## Data provided:
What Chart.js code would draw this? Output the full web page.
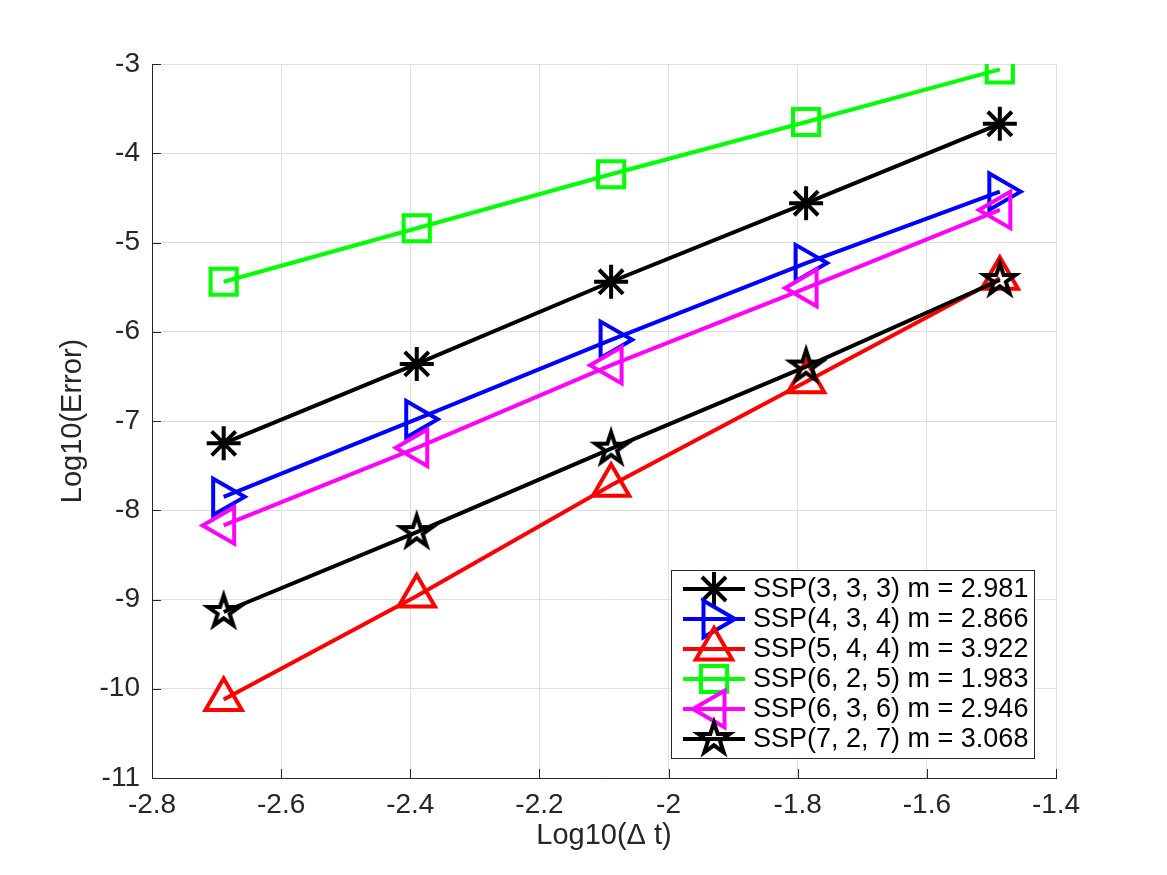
<!DOCTYPE html>
<html>
<head>
<meta charset="utf-8">
<script src="https://cdn.jsdelivr.net/npm/chart.js@4.4.0/dist/chart.umd.min.js"></script>
<style>
    html, body { margin: 0; padding: 0; background: #fff; }
    #wrap { width: 1167px; height: 875px; }
</style>
</head>
<body>
<div id="wrap"><canvas id="errChart" width="1167" height="875"></canvas></div>
<script>
// data: log10(dt) vs log10(error)
const logDt = [-2.689, -2.390, -2.089, -1.787, -1.487];
const ssp333 = [-7.25, -6.36, -5.44, -4.56, -3.67];
const ssp434 = [-7.85, -6.98, -6.09, -5.23, -4.43];
const ssp544 = [-10.12, -8.96, -7.72, -6.56, -5.40];
const ssp625 = [-5.44, -4.84, -4.235, -3.65, -3.06];
const ssp636 = [-8.17, -7.30, -6.375, -5.51, -4.635];
const ssp727 = [-9.14, -8.245, -7.31, -6.39, -5.42];
const seriesNames = [
    'SSP(3, 3, 3) m = 2.981',
    'SSP(4, 3, 4) m = 2.866',
    'SSP(5, 4, 4) m = 3.922',
    'SSP(6, 2, 5) m = 1.983',
    'SSP(6, 3, 6) m = 2.946',
    'SSP(7, 2, 7) m = 3.068'
];
const xTicks = [-2.8, -2.6, -2.4, -2.2, -2, -1.8, -1.6, -1.4];
const yTicks = [-11, -10, -9, -8, -7, -6, -5, -4, -3];

const FONT = "'Liberation Sans', Arial, Helvetica, sans-serif";
const AXIS_COLOR = '#262626';

// pentagram marker (no built-in one in Chart.js)
function makePentagram(R, lw, color) {
    const size = 56;
    const c = document.createElement('canvas');
    c.width = size;
    c.height = size;
    const g = c.getContext('2d');
    g.translate(size / 2, size / 2);
    g.beginPath();
    for (let i = 0; i < 10; i++) {
        const r = i % 2 ? R * 0.382 : R;
        const a = -Math.PI / 2 + i * Math.PI / 5;
        const px = Math.cos(a) * r, py = Math.sin(a) * r;
        if (i === 0) g.moveTo(px, py); else g.lineTo(px, py);
    }
    g.closePath();
    g.lineWidth = lw;
    g.strokeStyle = color;
    g.lineJoin = 'miter';
    g.miterLimit = 10;
    g.stroke();
    return c;
}

function toPoints(ys) {
    return ys.map((v, i) => ({ x: logDt[i], y: v }));
}

function series(idx, ys, color, style, radius, rotation) {
    return {
        label: seriesNames[idx],
        data: toPoints(ys),
        showLine: true,
        borderColor: color,
        borderWidth: 4,
        pointStyle: style,
        pointRadius: radius,
        pointRotation: rotation || 0,
        pointBorderColor: color,
        pointBorderWidth: 4,
        pointBackgroundColor: 'rgba(0,0,0,0)',
        order: 10 - idx
    };
}

const pentagram = makePentagram(16.5, 4, '#000');

// inward tick marks like the original axes
const inwardTicks = {
    id: 'inwardTicks',
    beforeDatasetsDraw(chart) {
        const { ctx, chartArea, scales: { x, y } } = chart;
        ctx.save();
        ctx.strokeStyle = AXIS_COLOR;
        ctx.lineWidth = 1;
        x.ticks.forEach(t => {
            const px = Math.round(x.getPixelForValue(t.value)) + 0.5;
            ctx.beginPath();
            ctx.moveTo(px, chartArea.bottom);
            ctx.lineTo(px, chartArea.bottom - 9);
            ctx.stroke();
        });
        y.ticks.forEach(t => {
            const py = Math.round(y.getPixelForValue(t.value)) + 0.5;
            ctx.beginPath();
            ctx.moveTo(chartArea.left, py);
            ctx.lineTo(chartArea.left + 9, py);
            ctx.stroke();
        });
        ctx.restore();
    }
};

// legend box in the lower right corner, line + marker per entry
const legendBox = {
    id: 'legendBox',
    afterDatasetsDraw(chart) {
        const { ctx, chartArea } = chart;
        const w = 363, h = 188;
        const left = chartArea.right - 22 - w;
        const top = chartArea.bottom - 20 - h;
        ctx.save();
        ctx.fillStyle = '#fff';
        ctx.fillRect(left, top, w, h);
        ctx.strokeStyle = AXIS_COLOR;
        ctx.lineWidth = 1;
        ctx.strokeRect(left + 0.5, top + 0.5, w, h);

        chart.data.datasets.forEach((ds, i) => {
            const cy = top + 19 + 30 * i;
            ctx.strokeStyle = ds.borderColor;
            ctx.lineWidth = 4;
            ctx.beginPath();
            ctx.moveTo(left + 12, cy);
            ctx.lineTo(left + 74, cy);
            ctx.stroke();

            ctx.fillStyle = 'rgba(0,0,0,0)';
            Chart.helpers.drawPoint(ctx, {
                pointStyle: ds.pointStyle,
                rotation: ds.pointRotation,
                radius: ds.pointRadius,
                borderWidth: 4
            }, left + 43, cy);

            ctx.fillStyle = '#000';
            ctx.font = '27px ' + FONT;
            ctx.textBaseline = 'middle';
            ctx.textAlign = 'left';
            ctx.fillText(ds.label, left + 82, cy + 1);
        });
        ctx.restore();
    }
};

new Chart(document.getElementById('errChart'), {
    type: 'scatter',
    data: {
        datasets: [
            series(0, ssp333, '#000000', 'star', 17),
            series(1, ssp434, '#0000ff', 'triangle', 21, 90),
            series(2, ssp544, '#ff0000', 'triangle', 21, 0),
            series(3, ssp625, '#00ff00', 'rect', 18.5),
            series(4, ssp636, '#ff00ff', 'triangle', 21, -90),
            series(5, ssp727, '#000000', pentagram, 20)
        ]
    },
    options: {
        responsive: false,
        animation: false,
        layout: { padding: { top: 64, right: 111, left: 0, bottom: 0 } },
        plugins: { legend: { display: false }, tooltip: { enabled: false } },
        scales: {
            x: {
                type: 'linear',
                min: -2.8,
                max: -1.4,
                afterBuildTicks: s => { s.ticks = xTicks.map(v => ({ value: v })); },
                afterFit: s => { s.height = 97; },
                grid: { color: '#dfdfdf', drawTicks: false },
                border: { color: AXIS_COLOR, width: 1 },
                ticks: {
                    padding: 10,
                    maxRotation: 0,
                    autoSkip: false,
                    color: AXIS_COLOR,
                    font: { family: FONT, size: 28 },
                    callback: v => String(Math.round(v * 10) / 10)
                },
                title: {
                    display: true,
                    text: 'Log10(Δ t)',
                    color: AXIS_COLOR,
                    font: { family: FONT, size: 29 },
                    padding: { top: 0, bottom: 22 }
                }
            },
            y: {
                type: 'linear',
                min: -11,
                max: -3,
                afterBuildTicks: s => { s.ticks = yTicks.map(v => ({ value: v })); },
                afterFit: s => { s.width = 152; },
                grid: { color: '#dfdfdf', drawTicks: false },
                border: { color: AXIS_COLOR, width: 1 },
                ticks: {
                    padding: 12,
                    color: AXIS_COLOR,
                    font: { family: FONT, size: 28 },
                    callback: v => String(v)
                },
                title: {
                    display: true,
                    text: 'Log10(Error)',
                    color: AXIS_COLOR,
                    font: { family: FONT, size: 29 },
                    padding: { top: 56, bottom: 0 }
                }
            }
        }
    },
    plugins: [inwardTicks, legendBox]
});
</script>
</body>
</html>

## Stated exercise:
Your task is to return the lines above, from the first one up to and including the line containing "const AXIS_COLOR = '#262626';", minus any pictures.

## Full output:
What Chart.js code would draw this? Output the full web page.
<!DOCTYPE html>
<html>
<head>
<meta charset="utf-8">
<script src="https://cdn.jsdelivr.net/npm/chart.js@4.4.0/dist/chart.umd.min.js"></script>
<style>
    html, body { margin: 0; padding: 0; background: #fff; }
    #wrap { width: 1167px; height: 875px; }
</style>
</head>
<body>
<div id="wrap"><canvas id="errChart" width="1167" height="875"></canvas></div>
<script>
// data: log10(dt) vs log10(error)
const logDt = [-2.689, -2.390, -2.089, -1.787, -1.487];
const ssp333 = [-7.25, -6.36, -5.44, -4.56, -3.67];
const ssp434 = [-7.85, -6.98, -6.09, -5.23, -4.43];
const ssp544 = [-10.12, -8.96, -7.72, -6.56, -5.40];
const ssp625 = [-5.44, -4.84, -4.235, -3.65, -3.06];
const ssp636 = [-8.17, -7.30, -6.375, -5.51, -4.635];
const ssp727 = [-9.14, -8.245, -7.31, -6.39, -5.42];
const seriesNames = [
    'SSP(3, 3, 3) m = 2.981',
    'SSP(4, 3, 4) m = 2.866',
    'SSP(5, 4, 4) m = 3.922',
    'SSP(6, 2, 5) m = 1.983',
    'SSP(6, 3, 6) m = 2.946',
    'SSP(7, 2, 7) m = 3.068'
];
const xTicks = [-2.8, -2.6, -2.4, -2.2, -2, -1.8, -1.6, -1.4];
const yTicks = [-11, -10, -9, -8, -7, -6, -5, -4, -3];

const FONT = "'Liberation Sans', Arial, Helvetica, sans-serif";
const AXIS_COLOR = '#262626';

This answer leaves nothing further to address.